Omitting the pictures, copy exactly each line from the one containing "Write a LaTeX" up to and including the one containing "(e10) at (895,415)".

[START]

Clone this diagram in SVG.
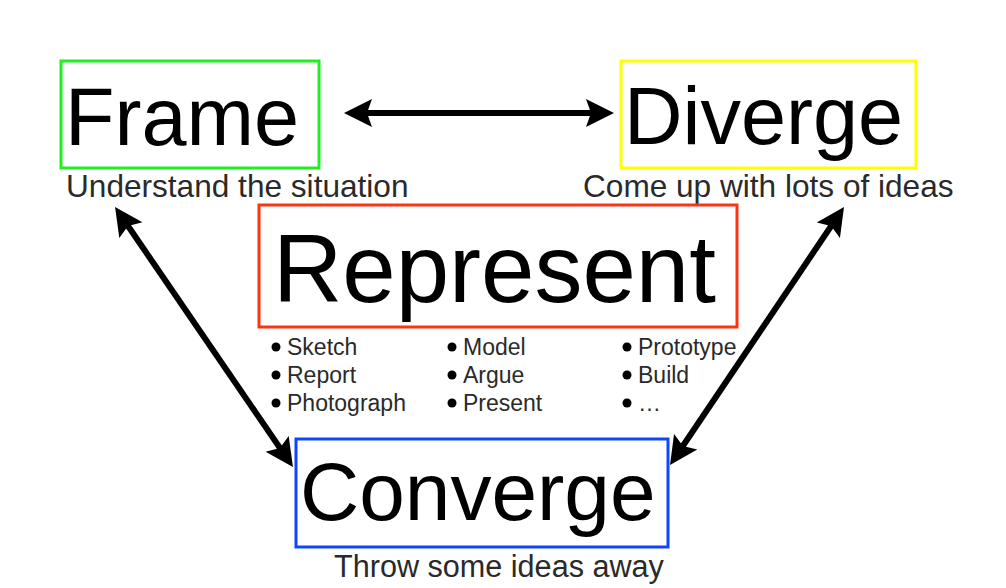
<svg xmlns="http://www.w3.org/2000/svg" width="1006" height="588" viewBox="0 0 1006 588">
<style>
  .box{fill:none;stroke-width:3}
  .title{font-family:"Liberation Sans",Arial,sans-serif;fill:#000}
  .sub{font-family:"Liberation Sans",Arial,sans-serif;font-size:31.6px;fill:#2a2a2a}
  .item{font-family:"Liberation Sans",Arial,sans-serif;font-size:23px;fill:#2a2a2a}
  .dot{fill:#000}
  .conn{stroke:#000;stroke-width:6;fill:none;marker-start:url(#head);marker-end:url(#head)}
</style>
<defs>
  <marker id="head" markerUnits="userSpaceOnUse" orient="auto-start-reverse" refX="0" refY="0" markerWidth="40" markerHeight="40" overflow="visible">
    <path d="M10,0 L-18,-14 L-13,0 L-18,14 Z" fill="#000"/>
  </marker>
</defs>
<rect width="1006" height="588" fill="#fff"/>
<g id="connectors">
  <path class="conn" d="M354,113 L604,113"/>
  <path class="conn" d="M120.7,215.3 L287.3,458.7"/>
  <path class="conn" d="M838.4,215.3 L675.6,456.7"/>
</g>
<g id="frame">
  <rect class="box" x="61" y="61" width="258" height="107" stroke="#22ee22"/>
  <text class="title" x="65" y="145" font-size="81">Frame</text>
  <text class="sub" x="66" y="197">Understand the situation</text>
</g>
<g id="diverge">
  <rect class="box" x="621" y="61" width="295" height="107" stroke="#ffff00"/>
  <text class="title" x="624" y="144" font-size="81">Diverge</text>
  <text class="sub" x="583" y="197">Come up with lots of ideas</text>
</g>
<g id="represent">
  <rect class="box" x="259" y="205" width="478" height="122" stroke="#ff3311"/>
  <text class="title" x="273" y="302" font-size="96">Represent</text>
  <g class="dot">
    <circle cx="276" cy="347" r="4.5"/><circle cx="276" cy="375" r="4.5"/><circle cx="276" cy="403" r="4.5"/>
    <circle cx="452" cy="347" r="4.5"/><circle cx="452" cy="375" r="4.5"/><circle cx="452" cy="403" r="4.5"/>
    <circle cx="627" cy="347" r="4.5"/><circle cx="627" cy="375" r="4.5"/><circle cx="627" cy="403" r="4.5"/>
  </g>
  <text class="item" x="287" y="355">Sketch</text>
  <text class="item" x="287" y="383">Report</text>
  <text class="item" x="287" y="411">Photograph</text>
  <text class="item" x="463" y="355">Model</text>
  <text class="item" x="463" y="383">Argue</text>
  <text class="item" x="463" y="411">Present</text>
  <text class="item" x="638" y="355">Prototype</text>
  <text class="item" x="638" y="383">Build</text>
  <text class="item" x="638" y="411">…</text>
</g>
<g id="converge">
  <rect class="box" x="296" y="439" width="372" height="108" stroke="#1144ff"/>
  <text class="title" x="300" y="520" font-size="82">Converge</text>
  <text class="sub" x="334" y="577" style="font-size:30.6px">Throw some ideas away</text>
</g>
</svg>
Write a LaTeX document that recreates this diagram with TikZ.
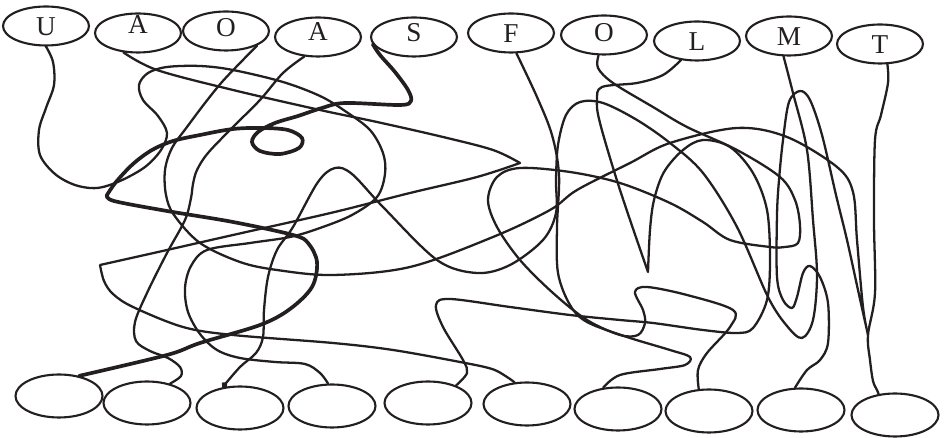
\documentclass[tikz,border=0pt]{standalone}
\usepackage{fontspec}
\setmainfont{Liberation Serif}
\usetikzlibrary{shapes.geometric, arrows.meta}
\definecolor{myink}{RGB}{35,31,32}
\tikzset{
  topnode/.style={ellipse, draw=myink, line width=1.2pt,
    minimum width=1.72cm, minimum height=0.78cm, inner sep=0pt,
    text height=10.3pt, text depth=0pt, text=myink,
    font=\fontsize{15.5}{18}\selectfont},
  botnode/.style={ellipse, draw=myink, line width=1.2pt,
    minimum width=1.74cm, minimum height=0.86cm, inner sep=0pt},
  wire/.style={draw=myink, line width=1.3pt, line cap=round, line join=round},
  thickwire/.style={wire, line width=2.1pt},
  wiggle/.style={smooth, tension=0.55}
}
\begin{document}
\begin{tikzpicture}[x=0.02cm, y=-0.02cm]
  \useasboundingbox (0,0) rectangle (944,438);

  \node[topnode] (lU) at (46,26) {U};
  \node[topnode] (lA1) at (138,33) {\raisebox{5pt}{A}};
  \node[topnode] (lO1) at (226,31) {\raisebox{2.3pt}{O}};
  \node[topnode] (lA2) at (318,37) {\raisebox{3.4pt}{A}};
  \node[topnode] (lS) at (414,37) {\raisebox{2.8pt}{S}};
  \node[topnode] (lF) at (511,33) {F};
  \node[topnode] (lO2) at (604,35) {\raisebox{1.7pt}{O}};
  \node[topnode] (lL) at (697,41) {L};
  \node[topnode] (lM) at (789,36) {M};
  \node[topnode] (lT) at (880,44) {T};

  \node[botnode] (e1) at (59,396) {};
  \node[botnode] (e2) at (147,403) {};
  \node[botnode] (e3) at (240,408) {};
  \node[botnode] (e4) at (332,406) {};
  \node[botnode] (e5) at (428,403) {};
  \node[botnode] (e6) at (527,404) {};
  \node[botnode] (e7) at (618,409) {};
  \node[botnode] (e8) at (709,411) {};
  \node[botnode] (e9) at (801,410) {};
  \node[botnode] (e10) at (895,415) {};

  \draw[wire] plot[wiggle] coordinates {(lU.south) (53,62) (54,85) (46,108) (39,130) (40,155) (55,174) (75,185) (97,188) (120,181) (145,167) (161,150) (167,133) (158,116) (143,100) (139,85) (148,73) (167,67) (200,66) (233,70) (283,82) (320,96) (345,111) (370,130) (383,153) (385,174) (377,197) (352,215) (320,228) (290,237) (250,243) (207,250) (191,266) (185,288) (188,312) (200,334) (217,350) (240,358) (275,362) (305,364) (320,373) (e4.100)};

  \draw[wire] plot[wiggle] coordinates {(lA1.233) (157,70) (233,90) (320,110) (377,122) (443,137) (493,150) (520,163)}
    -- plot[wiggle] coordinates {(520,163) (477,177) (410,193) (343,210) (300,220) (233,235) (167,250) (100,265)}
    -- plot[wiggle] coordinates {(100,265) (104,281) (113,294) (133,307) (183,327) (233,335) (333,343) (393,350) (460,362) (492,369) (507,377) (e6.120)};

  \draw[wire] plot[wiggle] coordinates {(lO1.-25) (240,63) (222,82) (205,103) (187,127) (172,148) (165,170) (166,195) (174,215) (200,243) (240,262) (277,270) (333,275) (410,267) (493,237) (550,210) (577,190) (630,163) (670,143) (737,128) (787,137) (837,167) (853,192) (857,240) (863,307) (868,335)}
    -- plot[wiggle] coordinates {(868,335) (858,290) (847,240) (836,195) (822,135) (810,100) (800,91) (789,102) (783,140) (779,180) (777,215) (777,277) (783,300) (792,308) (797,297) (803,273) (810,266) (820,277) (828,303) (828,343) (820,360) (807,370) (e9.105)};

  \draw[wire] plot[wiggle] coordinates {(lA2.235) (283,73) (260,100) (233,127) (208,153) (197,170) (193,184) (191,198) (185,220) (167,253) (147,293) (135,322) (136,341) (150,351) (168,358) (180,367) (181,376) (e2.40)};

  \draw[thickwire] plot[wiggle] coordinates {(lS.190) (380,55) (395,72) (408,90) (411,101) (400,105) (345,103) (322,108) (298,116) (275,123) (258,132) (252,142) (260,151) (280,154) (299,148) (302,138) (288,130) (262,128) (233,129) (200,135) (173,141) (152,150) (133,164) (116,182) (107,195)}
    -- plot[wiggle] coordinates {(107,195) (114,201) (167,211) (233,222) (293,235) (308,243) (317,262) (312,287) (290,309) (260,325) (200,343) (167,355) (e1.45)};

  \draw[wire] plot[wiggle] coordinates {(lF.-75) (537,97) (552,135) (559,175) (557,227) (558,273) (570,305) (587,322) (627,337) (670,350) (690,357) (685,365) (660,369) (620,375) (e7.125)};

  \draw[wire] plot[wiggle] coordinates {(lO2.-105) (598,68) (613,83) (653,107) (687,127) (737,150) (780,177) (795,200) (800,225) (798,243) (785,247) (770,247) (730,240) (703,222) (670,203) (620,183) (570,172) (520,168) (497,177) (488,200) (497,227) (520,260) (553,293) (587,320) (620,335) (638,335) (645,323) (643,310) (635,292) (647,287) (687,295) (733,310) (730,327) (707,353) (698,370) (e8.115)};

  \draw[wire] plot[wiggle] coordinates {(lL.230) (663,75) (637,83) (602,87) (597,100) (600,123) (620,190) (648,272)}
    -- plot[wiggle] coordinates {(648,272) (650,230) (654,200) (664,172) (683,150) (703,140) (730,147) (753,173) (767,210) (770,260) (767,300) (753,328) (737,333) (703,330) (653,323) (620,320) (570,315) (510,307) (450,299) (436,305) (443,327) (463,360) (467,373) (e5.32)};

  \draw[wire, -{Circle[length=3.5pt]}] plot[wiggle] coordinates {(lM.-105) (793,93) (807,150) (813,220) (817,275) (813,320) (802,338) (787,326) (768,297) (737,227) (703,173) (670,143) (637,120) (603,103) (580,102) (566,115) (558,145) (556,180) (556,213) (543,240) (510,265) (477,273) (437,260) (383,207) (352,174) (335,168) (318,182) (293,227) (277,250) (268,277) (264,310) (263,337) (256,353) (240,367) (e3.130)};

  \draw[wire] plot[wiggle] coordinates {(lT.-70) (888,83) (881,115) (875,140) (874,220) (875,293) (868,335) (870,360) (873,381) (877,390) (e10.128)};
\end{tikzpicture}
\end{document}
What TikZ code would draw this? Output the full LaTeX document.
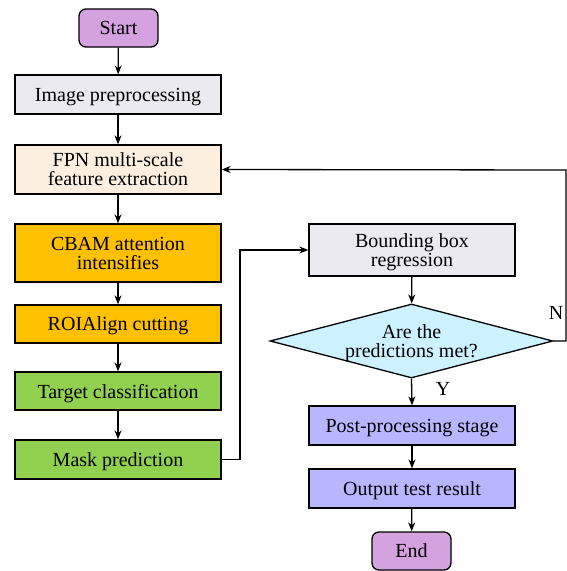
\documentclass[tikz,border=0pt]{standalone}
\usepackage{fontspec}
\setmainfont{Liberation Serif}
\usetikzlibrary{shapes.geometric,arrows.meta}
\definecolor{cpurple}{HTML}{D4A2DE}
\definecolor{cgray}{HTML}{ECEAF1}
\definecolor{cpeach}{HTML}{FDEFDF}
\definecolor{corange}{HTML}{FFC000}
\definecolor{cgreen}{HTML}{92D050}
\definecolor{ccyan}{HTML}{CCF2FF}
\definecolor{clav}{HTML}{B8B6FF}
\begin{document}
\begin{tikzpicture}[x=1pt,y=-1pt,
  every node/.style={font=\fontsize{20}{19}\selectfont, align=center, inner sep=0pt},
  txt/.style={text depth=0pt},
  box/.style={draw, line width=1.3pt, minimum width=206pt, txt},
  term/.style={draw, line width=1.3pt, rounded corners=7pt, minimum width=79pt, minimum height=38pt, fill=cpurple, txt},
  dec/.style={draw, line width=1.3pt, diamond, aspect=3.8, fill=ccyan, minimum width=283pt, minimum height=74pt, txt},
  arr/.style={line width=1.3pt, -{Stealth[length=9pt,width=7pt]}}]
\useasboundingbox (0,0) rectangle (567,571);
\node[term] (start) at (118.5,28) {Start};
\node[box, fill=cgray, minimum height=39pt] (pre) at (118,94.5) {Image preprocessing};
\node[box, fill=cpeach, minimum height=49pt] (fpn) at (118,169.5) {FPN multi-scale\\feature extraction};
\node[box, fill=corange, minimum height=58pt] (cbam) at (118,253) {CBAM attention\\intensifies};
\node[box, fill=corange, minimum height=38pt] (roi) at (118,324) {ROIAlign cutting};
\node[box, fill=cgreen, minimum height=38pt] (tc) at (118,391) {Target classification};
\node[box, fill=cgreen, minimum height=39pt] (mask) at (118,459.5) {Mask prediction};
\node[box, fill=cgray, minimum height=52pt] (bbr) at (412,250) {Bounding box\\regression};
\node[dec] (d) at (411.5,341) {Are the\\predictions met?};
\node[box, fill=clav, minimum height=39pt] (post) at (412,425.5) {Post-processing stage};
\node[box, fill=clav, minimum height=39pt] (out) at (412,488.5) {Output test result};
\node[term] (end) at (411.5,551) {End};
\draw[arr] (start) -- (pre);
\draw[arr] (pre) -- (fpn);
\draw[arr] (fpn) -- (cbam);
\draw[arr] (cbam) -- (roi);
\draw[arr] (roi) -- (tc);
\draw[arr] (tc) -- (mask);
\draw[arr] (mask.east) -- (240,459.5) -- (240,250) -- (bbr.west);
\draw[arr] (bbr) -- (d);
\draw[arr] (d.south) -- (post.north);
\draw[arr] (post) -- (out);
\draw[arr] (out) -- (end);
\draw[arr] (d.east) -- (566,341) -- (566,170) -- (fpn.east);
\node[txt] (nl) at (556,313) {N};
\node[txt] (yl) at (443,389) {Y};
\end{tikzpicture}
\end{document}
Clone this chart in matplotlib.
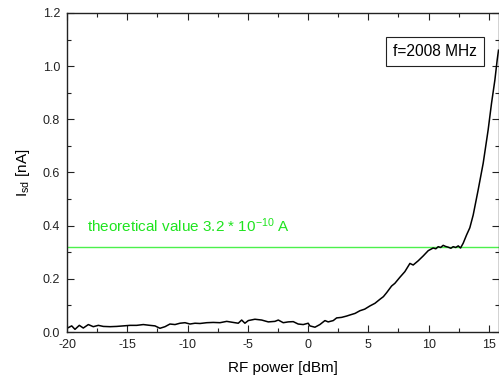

[END]

Answer to the problem
Write a LaTeX document that recreates this diagram with TikZ.
\documentclass[tikz,border=0pt]{standalone}
\usepackage{fontspec}
\setmainfont{Liberation Serif}
\usetikzlibrary{shapes.geometric, arrows.meta}
\definecolor{myink}{RGB}{35,31,32}
\tikzset{
  topnode/.style={ellipse, draw=myink, line width=1.2pt,
    minimum width=1.72cm, minimum height=0.78cm, inner sep=0pt,
    text height=10.3pt, text depth=0pt, text=myink,
    font=\fontsize{15.5}{18}\selectfont},
  botnode/.style={ellipse, draw=myink, line width=1.2pt,
    minimum width=1.74cm, minimum height=0.86cm, inner sep=0pt},
  wire/.style={draw=myink, line width=1.3pt, line cap=round, line join=round},
  thickwire/.style={wire, line width=2.1pt},
  wiggle/.style={smooth, tension=0.55}
}
\begin{document}
\begin{tikzpicture}[x=0.02cm, y=-0.02cm]
  \useasboundingbox (0,0) rectangle (944,438);

  \node[topnode] (lU) at (46,26) {U};
  \node[topnode] (lA1) at (138,33) {\raisebox{5pt}{A}};
  \node[topnode] (lO1) at (226,31) {\raisebox{2.3pt}{O}};
  \node[topnode] (lA2) at (318,37) {\raisebox{3.4pt}{A}};
  \node[topnode] (lS) at (414,37) {\raisebox{2.8pt}{S}};
  \node[topnode] (lF) at (511,33) {F};
  \node[topnode] (lO2) at (604,35) {\raisebox{1.7pt}{O}};
  \node[topnode] (lL) at (697,41) {L};
  \node[topnode] (lM) at (789,36) {M};
  \node[topnode] (lT) at (880,44) {T};

  \node[botnode] (e1) at (59,396) {};
  \node[botnode] (e2) at (147,403) {};
  \node[botnode] (e3) at (240,408) {};
  \node[botnode] (e4) at (332,406) {};
  \node[botnode] (e5) at (428,403) {};
  \node[botnode] (e6) at (527,404) {};
  \node[botnode] (e7) at (618,409) {};
  \node[botnode] (e8) at (709,411) {};
  \node[botnode] (e9) at (801,410) {};
  \node[botnode] (e10) at (895,415) {};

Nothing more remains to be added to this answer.